Currently, McAdams is writing poetry on the subway as he travels back and forth to the Bronx. By this summer, the Bronx’s Grand Concourse will be turned into The Tree Museum, which will include McAdams’ poetry in the exhibition.

EJ McAdams at the Brown Cup
Q & A with David Van Luven
Ecologist, David Van Luven is the director of the Hudson River Estuary Landscape. On Wednesday, he kindly gave me his insights on art and environmentalism. During the summer of 2008, EXIT Art recruited Van Luven for a panel discussion between artists and scientists on the intersection of climate change and the arts.

David Van Luven on the Hudson River
AT: How did you get involved in the panel?
DVL: Well, there’s nothing romantic there. It was a fellow in our NY office E.J. McAdams. He used to be a part of the Audubon society, very involved in the arts society and I’m working on climate change, so he called me.
AT: The online video of the panel only showed Eve Mosher speaking . Could you tell me about your role in that discussion?
DVL: I introduced the project I’ve been working on, the Hudson River Estuary initiative. In this project, we’re building four potential futures for the Hudson Valley and then we put together robust strategies that respond to those potential futures. It’s an effort to move forward strategies that will help people become aware of climate change problems.
Really, it’s just that people don’t put too much effort into preparing for things like climate change. The Hudson is hit in two different ways. First, sea level has been rising and we’ve seen it move 15 inches over the past 150 years put projects that it will speed to 6′ over the next 100 years. That might not sound like much, but it’s significantly rapid.
The second consequence is altered weather. We’re going to see fewer, more intense storms and flooding. Levees are one option we have against flooding, but they’re also expensive and difficult to maintain.
AT: All of this sounds like it’s related to Mosher’s piece, especially what you’ve said about awareness in people.
DVL: I loved that piece. You what I liked about that piece? It was so clean and simple.
This is why I think Art is such a powerful movement, and Eve’s project was so simple, she was drawing this line and people came out and talked to her about it. She wasn’t trying to teach them, she was just this person in her neighborhood and she wasn’t threatening, and so when she talked, people listened to what she had to say.
Artists are brilliant in that they see the same things we see but they see them in very different directions. Very powerful insights on how to communicate effectively, and makes us re-think what we’re talking about ourselves. I loved her project.

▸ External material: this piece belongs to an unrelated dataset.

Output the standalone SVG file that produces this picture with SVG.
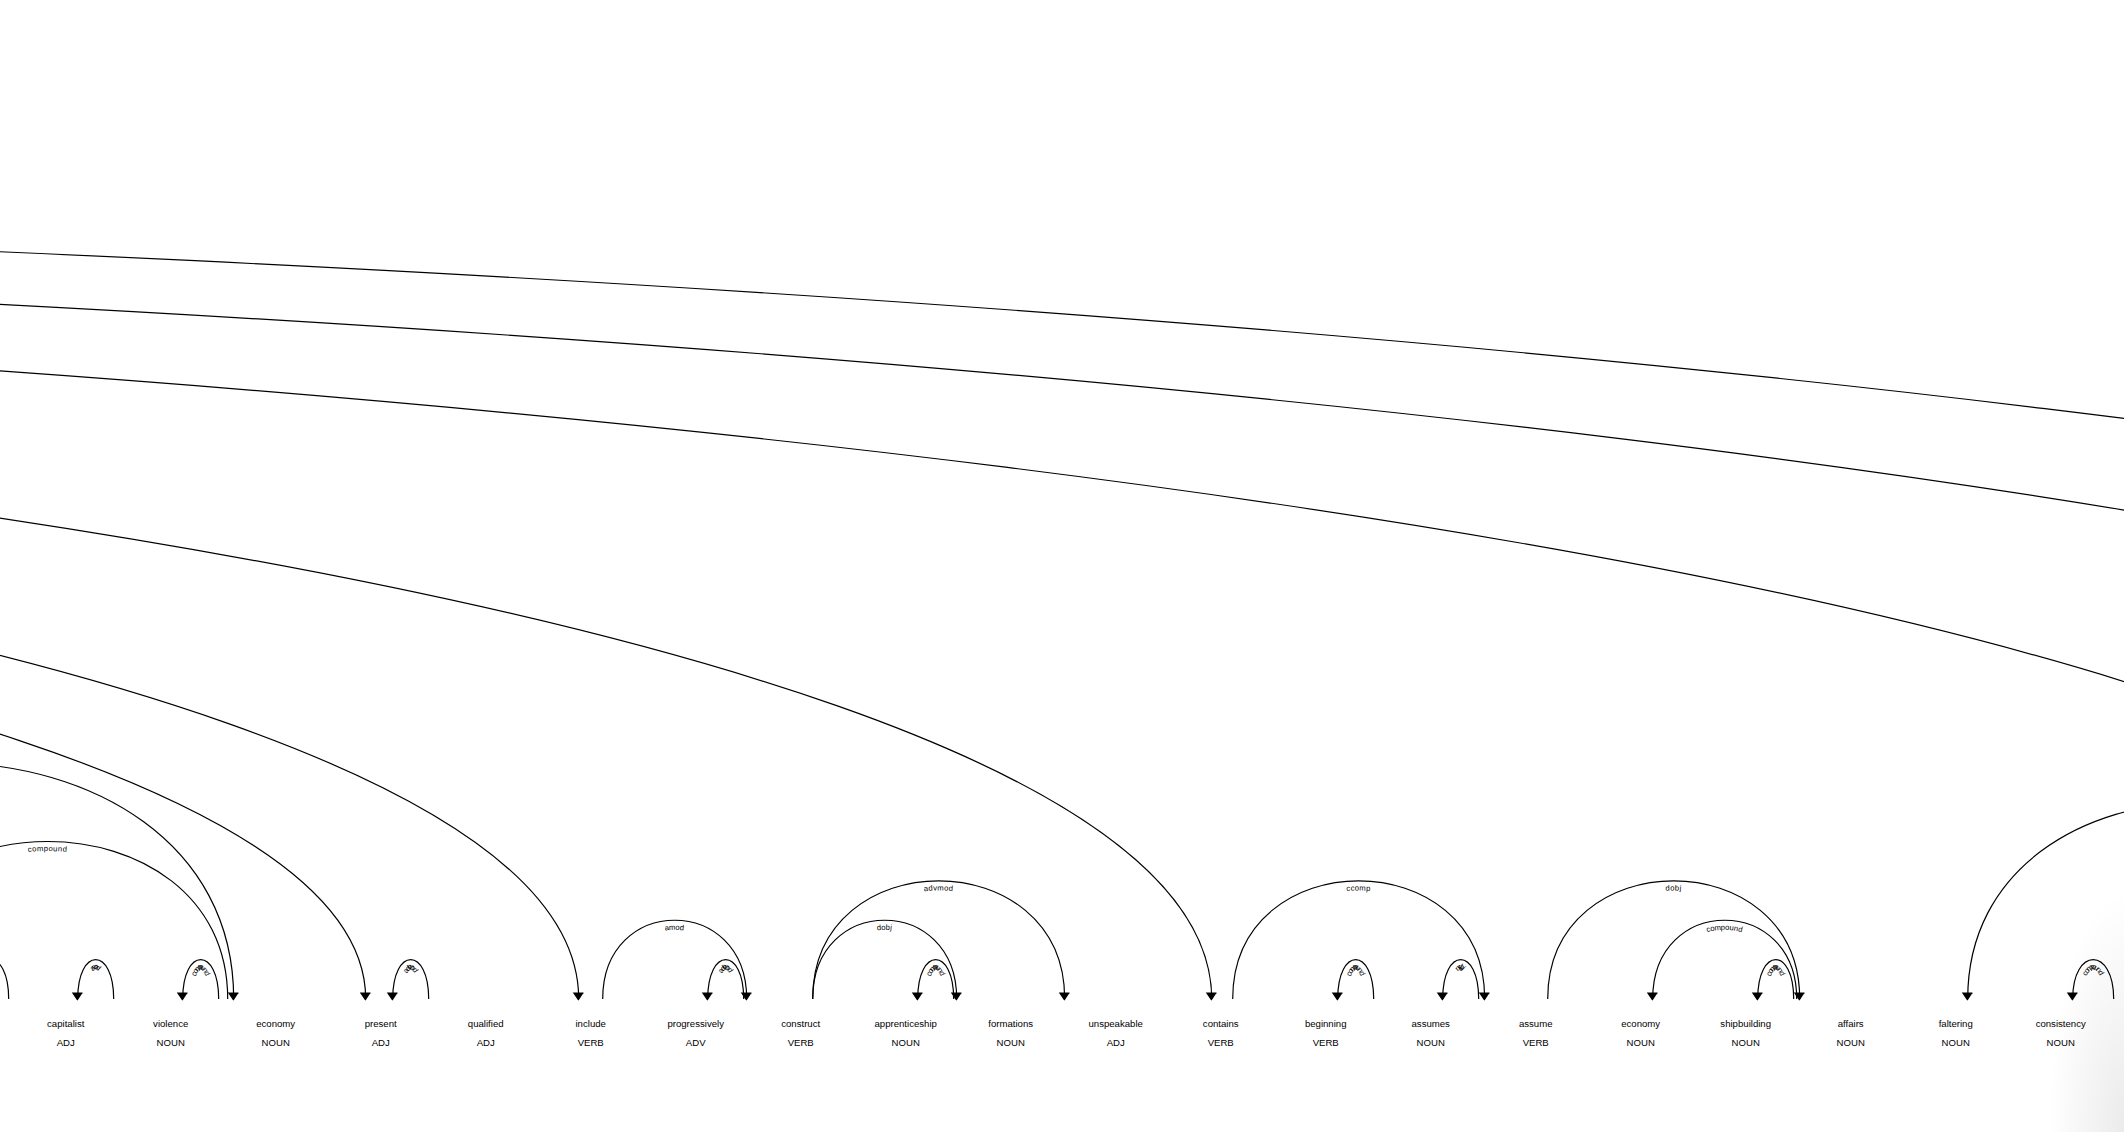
<svg xmlns="http://www.w3.org/2000/svg" width="2124" height="1132" viewBox="0 0 2124 1132">
<style>
.w{font-family:"Liberation Sans",Arial,sans-serif;font-size:9.6px;fill:#000;text-anchor:middle}
.arc{fill:none;stroke:#000;stroke-width:1.2}
.ah{fill:#000;stroke:#000;stroke-width:1.2}
.lbl{font-family:"Liberation Sans",Arial,sans-serif;font-size:7.68px;letter-spacing:0.6px;fill:#000}
</style>
<defs>
<radialGradient id="shade" cx="2124" cy="1132" r="1" gradientUnits="userSpaceOnUse" gradientTransform="translate(2124 1132) scale(75 240) translate(-2124 -1132)">
<stop offset="0" stop-color="#000" stop-opacity="0.08"/>
<stop offset="1" stop-color="#000" stop-opacity="0"/>
</radialGradient>
</defs>
<rect x="0" y="0" width="2124" height="1132" fill="#fff"/>
<g id="arcs">
<path id="a1" class="arc" d="M-27.3,999 C-27.3,946.5 8.7,946.5 8.7,999"/>
<path id="a2" class="arc" d="M77.7,999 C77.7,946.5 113.7,946.5 113.7,999"/>
<text class="lbl" dy="9.6"><textPath href="#a2" startOffset="50%" text-anchor="middle">amod</textPath></text>
<path class="ah" d="M77.7,1000.2 L72.9,993 82.5,993"/>
<path id="a3" class="arc" d="M182.7,999 C182.7,946.5 218.7,946.5 218.7,999"/>
<text class="lbl" dy="9.6"><textPath href="#a3" startOffset="50%" text-anchor="middle">compound</textPath></text>
<path class="ah" d="M182.7,1000.2 L177.9,993 187.5,993"/>
<path id="a4" class="arc" d="M-132.3,999 C-132.3,789 227.7,789 227.7,999"/>
<text class="lbl" dy="9.6"><textPath href="#a4" startOffset="50%" text-anchor="middle">compound</textPath></text>
<path id="a5" class="arc" d="M-342.3,999 C-342.3,684 233.7,684 233.7,999"/>
<path class="ah" d="M233.7,1000.2 L228.9,993 238.5,993"/>
<path id="a6" class="arc" d="M392.7,999 C392.7,946.5 428.7,946.5 428.7,999"/>
<text class="lbl" dy="9.6"><textPath href="#a6" startOffset="50%" text-anchor="middle">advmod</textPath></text>
<path class="ah" d="M392.7,1000.2 L387.9,993 397.5,993"/>
<path id="a7" class="arc" d="M-7692.3,999 C-7692.3,211.5 365.7,211.5 365.7,999"/>
<path class="ah" d="M365.7,1000.2 L360.9,993 370.5,993"/>
<path id="a8" class="arc" d="M-7587.3,999 C-7587.3,159 578.7,159 578.7,999"/>
<path class="ah" d="M578.7,1000.2 L573.9,993 583.5,993"/>
<path id="a9" class="arc" d="M602.7,999 C602.7,894 746.7,894 746.7,999"/>
<text class="lbl" dy="9.6"><textPath href="#a9" startOffset="50%" text-anchor="middle">amod</textPath></text>
<path class="ah" d="M746.7,1000.2 L741.9,993 751.5,993"/>
<path id="a10" class="arc" d="M707.7,999 C707.7,946.5 743.7,946.5 743.7,999"/>
<text class="lbl" dy="9.6"><textPath href="#a10" startOffset="50%" text-anchor="middle">advmod</textPath></text>
<path class="ah" d="M707.7,1000.2 L702.9,993 712.5,993"/>
<path id="a11" class="arc" d="M812.7,999 C812.7,894 956.7,894 956.7,999"/>
<text class="lbl" dy="9.6"><textPath href="#a11" startOffset="50%" text-anchor="middle">dobj</textPath></text>
<path class="ah" d="M956.7,1000.2 L951.9,993 961.5,993"/>
<path id="a12" class="arc" d="M812.7,999 C812.7,841.5 1064.7,841.5 1064.7,999"/>
<text class="lbl" dy="9.6"><textPath href="#a12" startOffset="50%" text-anchor="middle">advmod</textPath></text>
<path class="ah" d="M1064.7,1000.2 L1059.9,993 1069.5,993"/>
<path id="a13" class="arc" d="M917.7,999 C917.7,946.5 953.7,946.5 953.7,999"/>
<text class="lbl" dy="9.6"><textPath href="#a13" startOffset="50%" text-anchor="middle">compound</textPath></text>
<path class="ah" d="M917.7,1000.2 L912.9,993 922.5,993"/>
<path id="a14" class="arc" d="M-7482.3,999 C-7482.3,106.5 1211.7,106.5 1211.7,999"/>
<path class="ah" d="M1211.7,1000.2 L1206.9,993 1216.5,993"/>
<path id="a15" class="arc" d="M1232.7,999 C1232.7,841.5 1484.7,841.5 1484.7,999"/>
<text class="lbl" dy="9.6"><textPath href="#a15" startOffset="50%" text-anchor="middle">ccomp</textPath></text>
<path class="ah" d="M1484.7,1000.2 L1479.9,993 1489.5,993"/>
<path id="a16" class="arc" d="M1337.7,999 C1337.7,946.5 1373.7,946.5 1373.7,999"/>
<text class="lbl" dy="9.6"><textPath href="#a16" startOffset="50%" text-anchor="middle">compound</textPath></text>
<path class="ah" d="M1337.7,1000.2 L1332.9,993 1342.5,993"/>
<path id="a17" class="arc" d="M1442.7,999 C1442.7,946.5 1478.7,946.5 1478.7,999"/>
<text class="lbl" dy="9.6"><textPath href="#a17" startOffset="50%" text-anchor="middle">nsubj</textPath></text>
<path class="ah" d="M1442.7,1000.2 L1437.9,993 1447.5,993"/>
<path id="a18" class="arc" d="M1547.7,999 C1547.7,841.5 1799.7,841.5 1799.7,999"/>
<text class="lbl" dy="9.6"><textPath href="#a18" startOffset="50%" text-anchor="middle">dobj</textPath></text>
<path class="ah" d="M1799.7,1000.2 L1794.9,993 1804.5,993"/>
<path id="a19" class="arc" d="M1652.7,999 C1652.7,894 1796.7,894 1796.7,999"/>
<text class="lbl" dy="9.6"><textPath href="#a19" startOffset="50%" text-anchor="middle">compound</textPath></text>
<path class="ah" d="M1652.7,1000.2 L1647.9,993 1657.5,993"/>
<path id="a20" class="arc" d="M1757.7,999 C1757.7,946.5 1793.7,946.5 1793.7,999"/>
<text class="lbl" dy="9.6"><textPath href="#a20" startOffset="50%" text-anchor="middle">compound</textPath></text>
<path class="ah" d="M1757.7,1000.2 L1752.9,993 1762.5,993"/>
<path id="a21" class="arc" d="M1967.7,999 C1967.7,736.5 2435.7,736.5 2435.7,999"/>
<path class="ah" d="M1967.7,1000.2 L1962.9,993 1972.5,993"/>
<path id="a22" class="arc" d="M2072.7,999 C2072.7,946.5 2113.7,946.5 2113.7,999"/>
<text class="lbl" dy="9.6"><textPath href="#a22" startOffset="50%" text-anchor="middle">compound</textPath></text>
<path class="ah" d="M2072.7,1000.2 L2067.9,993 2077.5,993"/>
<path id="a23" class="arc" d="M-7482.3,999 C-7482.3,54 2579.7,54 2579.7,999"/>
<path id="a24" class="arc" d="M-7587.3,999 C-7587.3,1.5 3317.7,1.5 3317.7,999"/>
<path id="a25" class="arc" d="M-7692.3,999 C-7692.3,-51 3845.7,-51 3845.7,999"/>
</g>
<g id="w0"><text class="w" y="1026.7"><tspan x="65.7">capitalist</tspan><tspan x="65.7" dy="19.2">ADJ</tspan></text></g>
<g id="w1"><text class="w" y="1026.7"><tspan x="170.7">violence</tspan><tspan x="170.7" dy="19.2">NOUN</tspan></text></g>
<g id="w2"><text class="w" y="1026.7"><tspan x="275.7">economy</tspan><tspan x="275.7" dy="19.2">NOUN</tspan></text></g>
<g id="w3"><text class="w" y="1026.7"><tspan x="380.7">present</tspan><tspan x="380.7" dy="19.2">ADJ</tspan></text></g>
<g id="w4"><text class="w" y="1026.7"><tspan x="485.7">qualified</tspan><tspan x="485.7" dy="19.2">ADJ</tspan></text></g>
<g id="w5"><text class="w" y="1026.7"><tspan x="590.7">include</tspan><tspan x="590.7" dy="19.2">VERB</tspan></text></g>
<g id="w6"><text class="w" y="1026.7"><tspan x="695.7">progressively</tspan><tspan x="695.7" dy="19.2">ADV</tspan></text></g>
<g id="w7"><text class="w" y="1026.7"><tspan x="800.7">construct</tspan><tspan x="800.7" dy="19.2">VERB</tspan></text></g>
<g id="w8"><text class="w" y="1026.7"><tspan x="905.7">apprenticeship</tspan><tspan x="905.7" dy="19.2">NOUN</tspan></text></g>
<g id="w9"><text class="w" y="1026.7"><tspan x="1010.7">formations</tspan><tspan x="1010.7" dy="19.2">NOUN</tspan></text></g>
<g id="w10"><text class="w" y="1026.7"><tspan x="1115.7">unspeakable</tspan><tspan x="1115.7" dy="19.2">ADJ</tspan></text></g>
<g id="w11"><text class="w" y="1026.7"><tspan x="1220.7">contains</tspan><tspan x="1220.7" dy="19.2">VERB</tspan></text></g>
<g id="w12"><text class="w" y="1026.7"><tspan x="1325.7">beginning</tspan><tspan x="1325.7" dy="19.2">VERB</tspan></text></g>
<g id="w13"><text class="w" y="1026.7"><tspan x="1430.7">assumes</tspan><tspan x="1430.7" dy="19.2">NOUN</tspan></text></g>
<g id="w14"><text class="w" y="1026.7"><tspan x="1535.7">assume</tspan><tspan x="1535.7" dy="19.2">VERB</tspan></text></g>
<g id="w15"><text class="w" y="1026.7"><tspan x="1640.7">economy</tspan><tspan x="1640.7" dy="19.2">NOUN</tspan></text></g>
<g id="w16"><text class="w" y="1026.7"><tspan x="1745.7">shipbuilding</tspan><tspan x="1745.7" dy="19.2">NOUN</tspan></text></g>
<g id="w17"><text class="w" y="1026.7"><tspan x="1850.7">affairs</tspan><tspan x="1850.7" dy="19.2">NOUN</tspan></text></g>
<g id="w18"><text class="w" y="1026.7"><tspan x="1955.7">faltering</tspan><tspan x="1955.7" dy="19.2">NOUN</tspan></text></g>
<g id="w19"><text class="w" y="1026.7"><tspan x="2060.7">consistency</tspan><tspan x="2060.7" dy="19.2">NOUN</tspan></text></g>
<rect x="1900" y="860" width="224" height="272" fill="url(#shade)"/>
</svg>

AT: You seem pretty positive about this collaboration between science and art.
I am, one because I love Art, and I really didn’t get to discover art till I was in college and I met my wife then. One of the challenges I see, most of the people I work with in the environmental world, I don’t think we see the potential that lies in the Art community.
AT: Who are your inspirations, artists, writers, other scientists?
DVL: David Roberts. He made these neat drawings of the East. I just love them. They draw me in and they create this world that I want to walk through.
Musically, I love Phillip Glass. Have you seen Kyannisquatsi? It’s about he break down of the earth, and it’s just, just, you’ve got to go see it. Rent it, download it, you’ve got to go see it. The music is just brilliant. I listen to it all the time.
And I’m just trying to think of other artists I love, it’s like when someone asks you what your favorite music is and you blank out for some reason.
AT: Oh yeah, I know. It puts you on the spot. What about writers?
DVL: I don’t read many environmental books, but I love Beak of the Finch; one of the most lucid descriptions of what evolution actually is, as well as the survial of the fittest presentation. Most people actually don’t really get what that is and it’s such an elegantly simple, simple concept.
OH, and Andy Goldsworthy! I love Andy Goldsworthy.